▸ TASK DETAILS
Once the pictures are set aside, transcribe the remaining data exactly.

▸ INFORMATION SHOWN

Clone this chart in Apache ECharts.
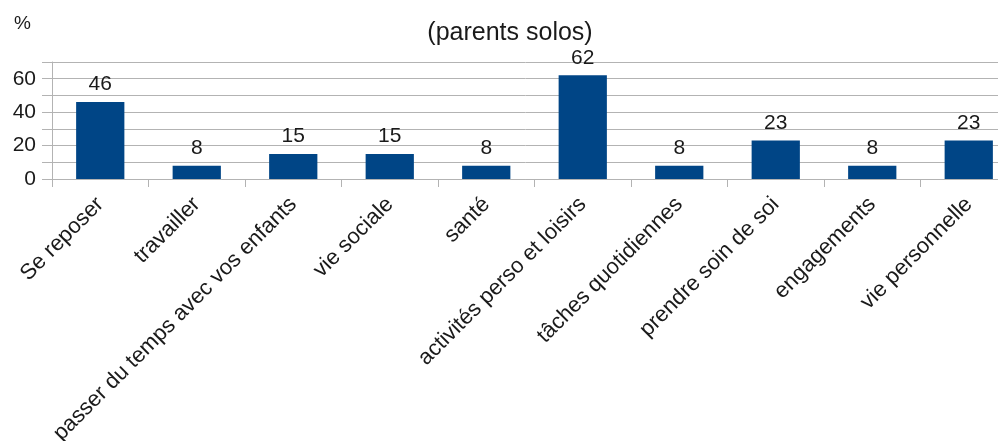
<!DOCTYPE html>
<html><head><meta charset="utf-8">
<script src="https://cdn.jsdelivr.net/npm/echarts@6/dist/echarts.min.js"></script>
<style>html,body{margin:0;padding:0;background:#fff}#c{width:998px;height:441px}</style>
</head><body><div id="c"></div>
<script>
const categories = ["Se reposer","travailler","passer du temps avec vos enfants","vie sociale","santé","activités perso et loisirs","tâches quotidiennes","prendre soin de soi","engagements","vie personnelle"];
const values = [46, 8, 15, 15, 8, 62, 8, 23, 8, 23];
const yTickLabels = [0, 20, 40, 60];
const titleText = "(parents solos)";
const unitText = "%";

const chart = echarts.init(document.getElementById('c'), null, {renderer:'canvas'});
const font = 'Liberation Sans, Arial, sans-serif';
chart.setOption({
  animation:false,
  backgroundColor:'#fff',
  title:[
    {text:titleText, left:505, top:16, textAlign:'center', textStyle:{fontFamily:font, fontSize:25, fontWeight:'normal', color:'#1a1a1a'}},
    {text:unitText, left:9, top:9, textStyle:{fontFamily:font, fontSize:19, fontWeight:'normal', color:'#1a1a1a'}}
  ],
  grid:{left:52, right:-19, top:62, height:117, containLabel:false, outerBoundsMode:'none'},
  xAxis:{
    type:'category', data:categories,
    axisLine:{lineStyle:{color:'#b3b3b3'}},
    axisTick:{show:true, length:8, lineStyle:{color:'#b3b3b3'}},
    axisLabel:{rotate:45, interval:0, margin:22, fontFamily:font, fontSize:22, color:'#1a1a1a'}
  },
  yAxis:{
    type:'value', min:0, max:70, interval:10,
    axisLine:{show:true, lineStyle:{color:'#b3b3b3'}},
    axisTick:{show:true, length:10, lineStyle:{color:'#b3b3b3'}},
    splitLine:{lineStyle:{color:'#b3b3b3'}},
    axisLabel:{fontFamily:font, fontSize:21, color:'#1a1a1a', margin:16,
      formatter:v => yTickLabels.includes(v) ? String(v) : ''}
  },
  series:[{
    type:'bar', data:values, barWidth:'50%',
    itemStyle:{color:'#004586'},
    label:{show:true, position:'top', distance:7, fontFamily:font, fontSize:21, color:'#1a1a1a'}
  }]
});
</script></body></html>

▸ THE RESULT
Clone this chart in Apache ECharts.
<!DOCTYPE html>
<html><head><meta charset="utf-8">
<script src="https://cdn.jsdelivr.net/npm/echarts@6/dist/echarts.min.js"></script>
<style>html,body{margin:0;padding:0;background:#fff}#c{width:998px;height:441px}</style>
</head><body><div id="c"></div>
<script>
const categories = ["Se reposer","travailler","passer du temps avec vos enfants","vie sociale","santé","activités perso et loisirs","tâches quotidiennes","prendre soin de soi","engagements","vie personnelle"];
const values = [46, 8, 15, 15, 8, 62, 8, 23, 8, 23];
const yTickLabels = [0, 20, 40, 60];
const titleText = "(parents solos)";
const unitText = "%";

const chart = echarts.init(document.getElementById('c'), null, {renderer:'canvas'});
const font = 'Liberation Sans, Arial, sans-serif';
chart.setOption({
  animation:false,
  backgroundColor:'#fff',
  title:[
    {text:titleText, left:505, top:16, textAlign:'center', textStyle:{fontFamily:font, fontSize:25, fontWeight:'normal', color:'#1a1a1a'}},
    {text:unitText, left:9, top:9, textStyle:{fontFamily:font, fontSize:19, fontWeight:'normal', color:'#1a1a1a'}}
  ],
  grid:{left:52, right:-19, top:62, height:117, containLabel:false, outerBoundsMode:'none'},
  xAxis:{
    type:'category', data:categories,
    axisLine:{lineStyle:{color:'#b3b3b3'}},
    axisTick:{show:true, length:8, lineStyle:{color:'#b3b3b3'}},
    axisLabel:{rotate:45, interval:0, margin:22, fontFamily:font, fontSize:22, color:'#1a1a1a'}
  },
  yAxis:{
    type:'value', min:0, max:70, interval:10,
    axisLine:{show:true, lineStyle:{color:'#b3b3b3'}},
    axisTick:{show:true, length:10, lineStyle:{color:'#b3b3b3'}},
    splitLine:{lineStyle:{color:'#b3b3b3'}},
    axisLabel:{fontFamily:font, fontSize:21, color:'#1a1a1a', margin:16,
      formatter:v => yTickLabels.includes(v) ? String(v) : ''}
  },
  series:[{
    type:'bar', data:values, barWidth:'50%',
    itemStyle:{color:'#004586'},
    label:{show:true, position:'top', distance:7, fontFamily:font, fontSize:21, color:'#1a1a1a'}
  }]
});
</script></body></html>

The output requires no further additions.